::: Raw data

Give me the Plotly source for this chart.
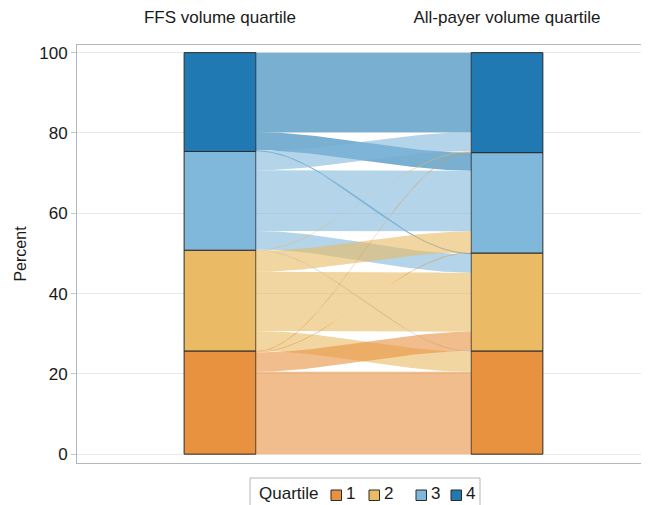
import numpy as np
import plotly.graph_objects as go

# axis labels (top of the two columns)
axis_names = ["FFS volume quartile", "All-payer volume quartile"]
quartiles = ["1", "2", "3", "4"]

# percent of hospitals moving from FFS quartile (row) to all-payer quartile (to 1,2,3,4)
from_q1 = [20.5, 4.8, 0.2, 0.2]
from_q2 = [5.0, 14.7, 5.2, 0.2]
from_q3 = [0.2, 4.6, 15.1, 4.7]
from_q4 = [0.0, 0.3, 4.5, 19.8]

colors = ["#E8913F", "#EABA64", "#80B8DB", "#2079B2"]
flow_alpha = 0.6

flows = np.array([from_q1, from_q2, from_q3, from_q4])
left_sizes = flows.sum(axis=1)
right_sizes = flows.sum(axis=0)
left_base = np.concatenate([[0], np.cumsum(left_sizes)[:-1]])
right_base = np.concatenate([[0], np.cumsum(right_sizes)[:-1]])

bar_w = 0.25
x0, x1 = 1 + bar_w / 2, 2 - bar_w / 2


def rgba(hex_color, a):
    h = hex_color.lstrip("#")
    r, g, b = int(h[0:2], 16), int(h[2:4], 16), int(h[4:6], 16)
    return f"rgba({r},{g},{b},{a})"


fig = go.Figure()

# position of each flow inside its left and right stratum
# left: top of stratum goes to highest destination; right: top receives highest source
left_top = {}
for s in range(4):
    y = left_base[s] + left_sizes[s]
    for d in range(3, -1, -1):
        left_top[(s, d)] = y
        y -= flows[s, d]
right_top = {}
for d in range(4):
    y = right_base[d] + right_sizes[d]
    for s in range(3, -1, -1):
        right_top[(s, d)] = y
        y -= flows[s, d]

t = np.linspace(0, 1, 80)
ease = 3 * t**2 - 2 * t**3
xs = x0 + (x1 - x0) * t

for s in range(3, -1, -1):
    for d in range(3, -1, -1):
        v = flows[s, d]
        if v <= 0:
            continue
        lt, rt = left_top[(s, d)], right_top[(s, d)]
        top = lt + (rt - lt) * ease
        bot = top - v
        fig.add_trace(
            go.Scatter(
                x=np.concatenate([xs, xs[::-1]]),
                y=np.concatenate([top, bot[::-1]]),
                mode="lines",
                fill="toself",
                fillcolor=rgba(colors[s], flow_alpha),
                line=dict(width=0),
                showlegend=False,
                hoverinfo="skip",
            )
        )

# the strata
for q in range(4):
    fig.add_trace(
        go.Bar(
            x=[1, 2],
            y=[left_sizes[q], right_sizes[q]],
            base=[left_base[q], right_base[q]],
            width=bar_w,
            name=quartiles[q],
            showlegend=False,
            marker=dict(color=colors[q], line=dict(color="#2b2b2b", width=1)),
        )
    )

# the page has an 8px body margin, so the figure sits at (8, 8) in the window;
# legend is drawn by hand, positions given in window pixels -> paper coords
PL, PR, PT, PB = 77, 641, 45, 463


def px(x):
    return (x - PL) / (PR - PL)


def py(y):
    return (PB - y) / (PB - PT)


shapes = [
    dict(type="rect", xref="paper", yref="paper",
         x0=px(250), x1=px(480), y0=py(478), y1=py(520),
         line=dict(color="#b5b5b5", width=1), fillcolor="white", layer="above")
]
annotations = [
    dict(text="Quartile", xref="paper", yref="paper", x=px(257), y=py(494),
         xanchor="left", yanchor="middle", showarrow=False, font=dict(size=17))
]
sq_left = [331, 369, 416, 451]
for q in range(4):
    shapes.append(dict(type="rect", xref="paper", yref="paper",
                       x0=px(sq_left[q]), x1=px(sq_left[q] + 10.5),
                       y0=py(500.5), y1=py(490),
                       fillcolor=colors[q], line=dict(color="#2b2b2b", width=1)))
    annotations.append(dict(text=quartiles[q], xref="paper", yref="paper",
                            x=px(sq_left[q] + 13), y=py(494), xanchor="left",
                            yanchor="middle", showarrow=False, font=dict(size=17)))

fig.update_layout(
    width=633,
    height=497,
    margin=dict(l=PL - 8, r=0, t=PT - 8, b=497 - (PB - 8), autoexpand=False),
    plot_bgcolor="white",
    paper_bgcolor="white",
    font=dict(family="Arial", size=17, color="#1a1a1a"),
    barmode="overlay",
    showlegend=False,
    shapes=shapes,
    annotations=annotations,
)

fig.update_xaxes(
    range=[1 - (220 - PL) / 287, 2 + (PR - 507) / 287],
    tickvals=[1, 2],
    ticktext=axis_names,
    side="top",
    showgrid=False,
    zeroline=False,
    ticks="",
    showline=True,
    linecolor="#b0b7bf",
    mirror=True,
    automargin=False,
    ticklabelstandoff=14,
    tickfont=dict(size=17),
)
fig.update_yaxes(
    range=[-2.2, 101.9],
    tickvals=[0, 20, 40, 60, 80, 100],
    showgrid=True,
    gridcolor="#e8e8e8",
    zeroline=False,
    ticks="outside",
    ticklen=5,
    tickcolor="#c8c8c8",
    showline=True,
    linecolor="#b0b7bf",
    mirror=True,
    automargin=False,
    title=dict(text="Percent", standoff=8, font=dict(size=16)),
    tickfont=dict(size=17),
)

fig.write_html("out.html")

::::::

**Directive**
From the first line of the listing above, repeat every line through the one holding "flow_alpha = 0.6". Both ends count, and pictures stay out.

**Worked solution**
Give me the Plotly source for this chart.
import numpy as np
import plotly.graph_objects as go

# axis labels (top of the two columns)
axis_names = ["FFS volume quartile", "All-payer volume quartile"]
quartiles = ["1", "2", "3", "4"]

# percent of hospitals moving from FFS quartile (row) to all-payer quartile (to 1,2,3,4)
from_q1 = [20.5, 4.8, 0.2, 0.2]
from_q2 = [5.0, 14.7, 5.2, 0.2]
from_q3 = [0.2, 4.6, 15.1, 4.7]
from_q4 = [0.0, 0.3, 4.5, 19.8]

colors = ["#E8913F", "#EABA64", "#80B8DB", "#2079B2"]
flow_alpha = 0.6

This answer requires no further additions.